### Provided material

## Begin

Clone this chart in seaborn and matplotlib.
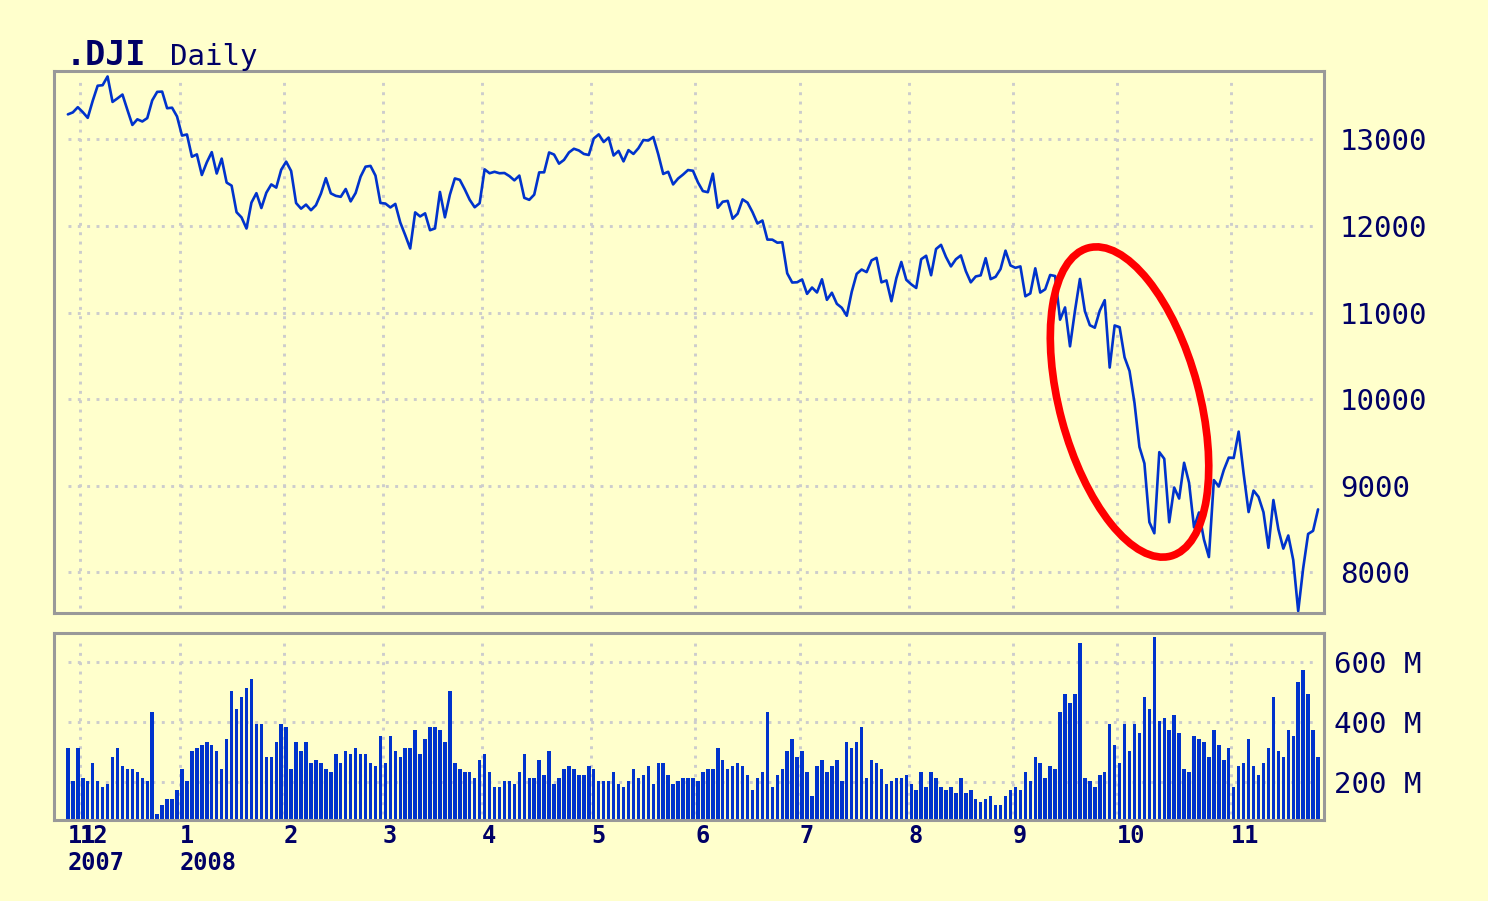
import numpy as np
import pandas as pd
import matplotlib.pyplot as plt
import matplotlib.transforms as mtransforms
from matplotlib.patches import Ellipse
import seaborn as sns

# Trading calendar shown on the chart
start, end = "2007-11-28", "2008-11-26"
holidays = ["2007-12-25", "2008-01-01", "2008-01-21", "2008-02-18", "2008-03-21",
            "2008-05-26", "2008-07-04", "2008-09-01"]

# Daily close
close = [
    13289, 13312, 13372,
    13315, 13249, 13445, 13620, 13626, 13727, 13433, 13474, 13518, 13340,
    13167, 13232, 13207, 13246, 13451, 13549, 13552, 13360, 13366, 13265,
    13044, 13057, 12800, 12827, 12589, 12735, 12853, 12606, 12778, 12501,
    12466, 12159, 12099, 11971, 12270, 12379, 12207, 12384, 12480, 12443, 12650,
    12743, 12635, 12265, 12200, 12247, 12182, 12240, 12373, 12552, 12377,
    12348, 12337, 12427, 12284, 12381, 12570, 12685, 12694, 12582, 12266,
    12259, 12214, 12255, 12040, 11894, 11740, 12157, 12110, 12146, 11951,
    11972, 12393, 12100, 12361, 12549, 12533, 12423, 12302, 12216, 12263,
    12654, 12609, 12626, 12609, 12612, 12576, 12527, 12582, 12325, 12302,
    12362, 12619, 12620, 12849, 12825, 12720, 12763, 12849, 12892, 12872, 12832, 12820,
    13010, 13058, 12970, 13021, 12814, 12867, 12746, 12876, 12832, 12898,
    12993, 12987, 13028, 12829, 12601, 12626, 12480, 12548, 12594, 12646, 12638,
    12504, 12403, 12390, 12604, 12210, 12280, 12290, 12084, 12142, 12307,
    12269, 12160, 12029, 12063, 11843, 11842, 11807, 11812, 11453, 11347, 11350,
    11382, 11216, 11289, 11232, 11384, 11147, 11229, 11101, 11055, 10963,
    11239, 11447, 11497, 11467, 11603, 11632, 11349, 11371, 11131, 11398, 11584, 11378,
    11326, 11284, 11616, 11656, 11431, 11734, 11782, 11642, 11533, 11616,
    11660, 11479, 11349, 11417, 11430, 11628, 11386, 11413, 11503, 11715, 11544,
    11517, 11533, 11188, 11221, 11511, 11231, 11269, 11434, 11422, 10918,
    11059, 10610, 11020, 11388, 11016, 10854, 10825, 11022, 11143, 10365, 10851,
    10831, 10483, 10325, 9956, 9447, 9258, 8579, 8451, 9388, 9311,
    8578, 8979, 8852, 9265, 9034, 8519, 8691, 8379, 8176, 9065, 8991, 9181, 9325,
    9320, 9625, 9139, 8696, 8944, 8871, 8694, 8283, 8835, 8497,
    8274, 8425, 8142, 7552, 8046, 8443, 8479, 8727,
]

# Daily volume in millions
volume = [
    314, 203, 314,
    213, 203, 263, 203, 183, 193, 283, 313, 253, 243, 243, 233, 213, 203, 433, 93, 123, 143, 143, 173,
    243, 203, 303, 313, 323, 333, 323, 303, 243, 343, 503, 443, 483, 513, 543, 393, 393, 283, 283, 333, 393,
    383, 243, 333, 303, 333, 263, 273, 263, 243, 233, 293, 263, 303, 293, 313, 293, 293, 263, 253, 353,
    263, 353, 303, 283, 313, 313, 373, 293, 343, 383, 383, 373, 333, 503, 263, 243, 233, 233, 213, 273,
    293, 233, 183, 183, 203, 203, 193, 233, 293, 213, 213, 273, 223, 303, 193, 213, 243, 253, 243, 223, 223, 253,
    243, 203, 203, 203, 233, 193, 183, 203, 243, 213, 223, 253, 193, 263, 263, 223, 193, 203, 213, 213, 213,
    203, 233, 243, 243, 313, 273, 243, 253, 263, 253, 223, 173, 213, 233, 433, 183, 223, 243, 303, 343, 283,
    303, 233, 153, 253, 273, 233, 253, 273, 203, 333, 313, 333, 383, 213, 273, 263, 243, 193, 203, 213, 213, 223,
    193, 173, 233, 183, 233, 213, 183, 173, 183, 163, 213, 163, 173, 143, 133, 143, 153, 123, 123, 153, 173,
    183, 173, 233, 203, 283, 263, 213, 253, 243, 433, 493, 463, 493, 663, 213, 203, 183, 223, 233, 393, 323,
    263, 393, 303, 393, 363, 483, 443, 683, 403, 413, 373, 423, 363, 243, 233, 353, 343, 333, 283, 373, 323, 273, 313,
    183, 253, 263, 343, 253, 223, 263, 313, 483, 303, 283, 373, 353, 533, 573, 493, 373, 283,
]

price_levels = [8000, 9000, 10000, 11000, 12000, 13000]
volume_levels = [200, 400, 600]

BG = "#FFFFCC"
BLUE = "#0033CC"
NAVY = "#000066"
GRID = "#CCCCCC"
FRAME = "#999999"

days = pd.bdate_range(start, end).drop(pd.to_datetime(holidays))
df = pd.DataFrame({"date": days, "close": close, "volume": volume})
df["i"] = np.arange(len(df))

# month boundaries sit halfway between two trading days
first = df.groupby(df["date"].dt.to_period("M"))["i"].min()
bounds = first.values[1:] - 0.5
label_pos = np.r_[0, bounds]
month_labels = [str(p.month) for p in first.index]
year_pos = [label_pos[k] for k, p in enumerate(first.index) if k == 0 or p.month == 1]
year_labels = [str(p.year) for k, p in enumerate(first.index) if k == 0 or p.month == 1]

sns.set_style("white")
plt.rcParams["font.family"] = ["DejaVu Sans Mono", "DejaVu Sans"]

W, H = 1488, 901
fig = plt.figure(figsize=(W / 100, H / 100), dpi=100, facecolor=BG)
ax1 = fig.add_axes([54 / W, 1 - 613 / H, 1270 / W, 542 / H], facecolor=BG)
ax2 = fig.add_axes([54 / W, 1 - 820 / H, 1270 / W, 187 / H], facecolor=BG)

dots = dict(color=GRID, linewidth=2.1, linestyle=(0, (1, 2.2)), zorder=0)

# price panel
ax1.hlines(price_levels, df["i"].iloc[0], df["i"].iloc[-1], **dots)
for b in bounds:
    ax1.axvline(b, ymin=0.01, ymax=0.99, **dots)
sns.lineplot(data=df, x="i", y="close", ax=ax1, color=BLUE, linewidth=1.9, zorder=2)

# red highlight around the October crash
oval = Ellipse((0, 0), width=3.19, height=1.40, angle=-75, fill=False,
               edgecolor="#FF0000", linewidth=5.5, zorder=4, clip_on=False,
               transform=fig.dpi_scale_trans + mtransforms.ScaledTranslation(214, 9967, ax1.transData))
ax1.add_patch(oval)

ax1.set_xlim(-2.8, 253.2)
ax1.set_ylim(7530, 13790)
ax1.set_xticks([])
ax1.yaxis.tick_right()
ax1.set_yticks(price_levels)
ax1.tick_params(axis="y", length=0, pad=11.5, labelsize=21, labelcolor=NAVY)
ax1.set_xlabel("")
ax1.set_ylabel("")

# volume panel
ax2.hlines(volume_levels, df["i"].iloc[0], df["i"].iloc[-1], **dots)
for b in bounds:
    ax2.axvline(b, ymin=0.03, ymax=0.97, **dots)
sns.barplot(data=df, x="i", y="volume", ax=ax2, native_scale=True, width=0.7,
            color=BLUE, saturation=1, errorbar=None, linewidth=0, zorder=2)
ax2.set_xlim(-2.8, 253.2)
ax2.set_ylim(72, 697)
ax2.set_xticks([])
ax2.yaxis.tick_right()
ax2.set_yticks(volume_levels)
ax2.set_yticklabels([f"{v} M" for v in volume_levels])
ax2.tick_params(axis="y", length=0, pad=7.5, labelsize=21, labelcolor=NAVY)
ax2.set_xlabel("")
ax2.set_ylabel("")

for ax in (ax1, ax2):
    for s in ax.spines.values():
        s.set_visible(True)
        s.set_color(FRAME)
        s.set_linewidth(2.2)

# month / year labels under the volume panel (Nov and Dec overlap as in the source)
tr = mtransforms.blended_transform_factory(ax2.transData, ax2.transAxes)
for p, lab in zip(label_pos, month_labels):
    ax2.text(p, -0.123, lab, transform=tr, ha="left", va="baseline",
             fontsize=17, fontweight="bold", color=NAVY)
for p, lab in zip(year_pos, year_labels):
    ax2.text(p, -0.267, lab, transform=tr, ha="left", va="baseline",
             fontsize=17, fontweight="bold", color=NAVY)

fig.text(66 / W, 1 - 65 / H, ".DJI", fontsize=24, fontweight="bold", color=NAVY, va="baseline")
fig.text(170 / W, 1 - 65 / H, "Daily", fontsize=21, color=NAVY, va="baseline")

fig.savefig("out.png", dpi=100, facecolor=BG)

## End

Lines containing the word "chart" must all be returned from the material above.

Clone this chart in seaborn and matplotlib.
# Trading calendar shown on the chart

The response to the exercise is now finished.